Revisiting Chamber was a lot of fun—and illuminating. Fairly early in the novel, Rowling gets us—and Harry—out of the Dursleys’ house at Number 4, Privet Drive—thanks in no small part to Dobby the House-Elf’s efforts to protect our titular hero and Arthur Weasley’s predilection for Muggle objects and artifacts. After all, we have to experience life in the Burrow with the Weasleys, who aren’t well off, but whose home is full of love—unlike the Dursleys’. It’s important that Harry—the Chosen One, the Boy Who Lived, etc., etc.—have a real home outside of Hogwarts, and it’s clear that the Weasleys are meant to provide a place that grounds him, despite their inherent wackiness. Honestly, Harry’s time at the Burrow is likely my favorite part of Chamber because of what the place comes to mean to him.
Here are some other bits that struck me as I made my second journey through the novel:
- The self-aggrandizing Gilderoy Lockhart, the latest Defense Against the Dark Arts teacher, is a terrific one-off character who represents the ugly side of fame. He’s absolutely what Harry doesn’t want to be. Harry is uncomfortable with his renown, and Lockhart becomes the engine for illustrating where fame can go horribly and hilariously wrong.
- Lucius Malfoy makes his first appearance in Chamber, though much was said about him by his son Draco in Sorcerer’s Stone. He is truly evil, instigating everything that comes to pass by planting Tom Riddle’s diary among Ginny Weasley’s in order to get back at her dad and the Ministry of Magic. Sure, it’s fiction, but his vile nature is completely overwhelming. It’s fun to detest him.
- Draco Malfoy laments more than once that it’s a shame Hermione didn’t die as a result of one of the mysterious attacks on Hogwarts students, and he speaks out against “Mudbloods” quite a lot. Sure, he’s likely aping his father, but, still, wishing someone had died…? That’s stone cold.
- Tom Riddle’s transforming the diary into a Horcrux—and something of a living memory that will give him a shot at killing Harry Potter is a fantastic idea. The once and future Lord Voldemort is one smart cookie—as is J.K. Rowling.

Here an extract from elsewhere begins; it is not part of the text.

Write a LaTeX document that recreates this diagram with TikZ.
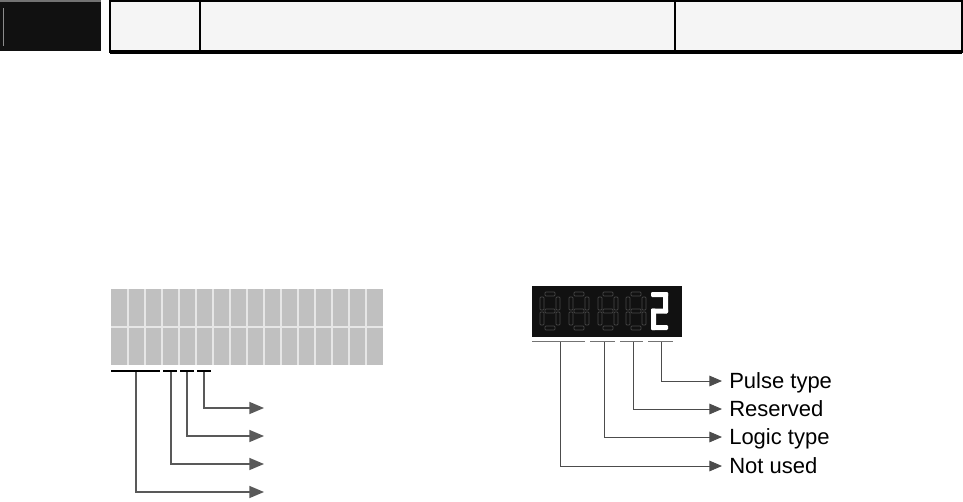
\documentclass[tikz,border=0pt]{standalone}
\usepackage{fontspec}
\setmainfont{Liberation Sans}
\usepackage{tikz}
\usetikzlibrary{arrows.meta,calc,positioning}
\definecolor{panelgray}{RGB}{192,192,192}
\definecolor{gridline}{RGB}{230,230,230}
\definecolor{tablefill}{RGB}{245,245,245}
\definecolor{ledblack}{RGB}{17,17,17}
\definecolor{ghostseg}{RGB}{72,72,72}
\tikzset{
  leadline/.style={black!65,line width=1.1pt},
  leadarrow/.style={leadline,-{Triangle[length=11pt,width=9pt]}},
  thinlead/.style={black!70,line width=0.75pt},
  thinarrow/.style={thinlead,-{Triangle[length=9.5pt,width=8pt]},shorten >=5.25pt},
  under/.style={black,line width=0.8pt},
  thinunder/.style={black!55,line width=0.7pt},
  ghost/.style={draw=ghostseg,line width=0.5pt,rounded corners=0.6pt},
  litseg/.style={fill=white,draw=none,rounded corners=0.8pt},
  fieldlab/.style={anchor=west,inner sep=0pt,text height=11.5pt,text depth=0pt,
                   font=\fontsize{16.5}{18}\selectfont},
}

\begin{document}
\begin{tikzpicture}[x=0.75pt,y=-0.75pt]
  \path[use as bounding box] (0,0) rectangle (963,502);

  % header strip
  \fill[ledblack] (0,0) rectangle (101,51);
  \draw[black!55,line width=0.8pt] (0,1) -- (101,1);
  \draw[black!45,line width=0.6pt] (3,8) -- (3,46);
  \filldraw[fill=tablefill,draw=black,line width=1.2pt] (110,1) rectangle (962,52);
  \draw[black,line width=2.4pt] (110,52) -- (962,52);
  \draw[black,line width=0.8pt] (200,1) -- (200,52);
  \draw[black,line width=1.2pt] (675,1) -- (675,52);

  % left panel
  \fill[panelgray] (111,289) rectangle (383,365);
  \foreach \k in {1,...,15}
    \draw[gridline,line width=0.9pt] ({111+17*\k},289) -- ({111+17*\k},365);
  \draw[gridline,line width=0.9pt] (111,327) -- (383,327);
  \foreach \a/\b in {111/160,163/177,180/194,197/211}
    \draw[under] (\a,371) -- (\b,371);

  \foreach \n/\xx/\yy in {1/204/408,2/187/436,3/171/464,4/136/492}{
    \coordinate (lb\n) at (\xx,372);
    \coordinate (le\n) at (264,\yy);
    \draw[leadarrow] (lb\n) |- (le\n);
  }

  % right panel: LED display
  \fill[ledblack] (532,286) rectangle (682,337);
  \foreach \dx in {540,569,598,626}{
    \begin{scope}[shift={(\dx,292)}]
      \draw[ghost] (5,0) rectangle (15,4);
      \draw[ghost] (16,5) rectangle (20,18);
      \draw[ghost] (16,20) rectangle (20,33);
      \draw[ghost] (5,34) rectangle (15,38);
      \draw[ghost] (0,20) rectangle (4,33);
      \draw[ghost] (0,5) rectangle (4,18);
      \draw[ghost] (5,17) rectangle (15,21);
    \end{scope}
  }
  \begin{scope}[shift={(651,292)}]
    \fill[litseg] (0,0) rectangle (17,5);
    \fill[litseg] (12,0) rectangle (17,21);
    \fill[litseg] (0,16.5) rectangle (17,21.5);
    \fill[litseg] (0,16.5) rectangle (5,38);
    \fill[litseg] (0,33) rectangle (17,38);
  \end{scope}
  \foreach \a/\b in {532/585,590/615,620/643,648/673}
    \draw[thinunder] (\a,341) -- (\b,341);

  \node[fieldlab] (pulse) at (729,381) {Pulse type};
  \node[fieldlab] (resv)  at (729,409) {Reserved};
  \node[fieldlab] (logic) at (729,437) {Logic type};
  \node[fieldlab] (unused) at (729,466) {Not used};

  \foreach \n/\xx/\tgt in {1/661/pulse,2/633/resv,3/604/logic,4/560/unused}{
    \coordinate (rb\n) at (\xx,342);
    \draw[thinarrow] (rb\n) |- (\tgt.west);
  }
\end{tikzpicture}
\end{document}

- We finally get “The Secret Origin of Rubeus Hagrid!” Awesome!
- Scary, talking giant spiders! Wouldn’t J.R.R. Tolkien be proud? Aragog and his “children” are absolutely frightening, even though they are loyal to Hagrid. Thank goodness for Arthur Weasley’s enchanted car—sort a ghost-in-the-machine with a ghost in the machine. (Confession: I read this chapter with the lights on, not just, you know, a single lamp.)
- Poor Ginny Weasley.
- TWELVE-YEAR-OLD HARRY POTTER KILLED A GIANT SNAKE WITH A SWORD!!! HOW THE HECK AWESOME IS THAT?!? (And not just any sword, but the sword of Godric Gryffindor! Just so we know and he knows he’s not supposed to be in Slytherin House.)
- So far, we’ve seen a parasitic, half-living Voldemort and Voldemort as a living memory. The build to a full-on confrontation is truly compelling. Rowling knows how to build an overarching narrative.
Now, it’s on to Harry Potter and the Prisoner of Azkaban.
BACKLOG RATING: If you’ve never read it, 10/10—what have you been waiting for? Of course, now I’ve spoiled lots of things for you. If you’ve read it, 8/10: there are likely things you’ve not read you’d like to get to.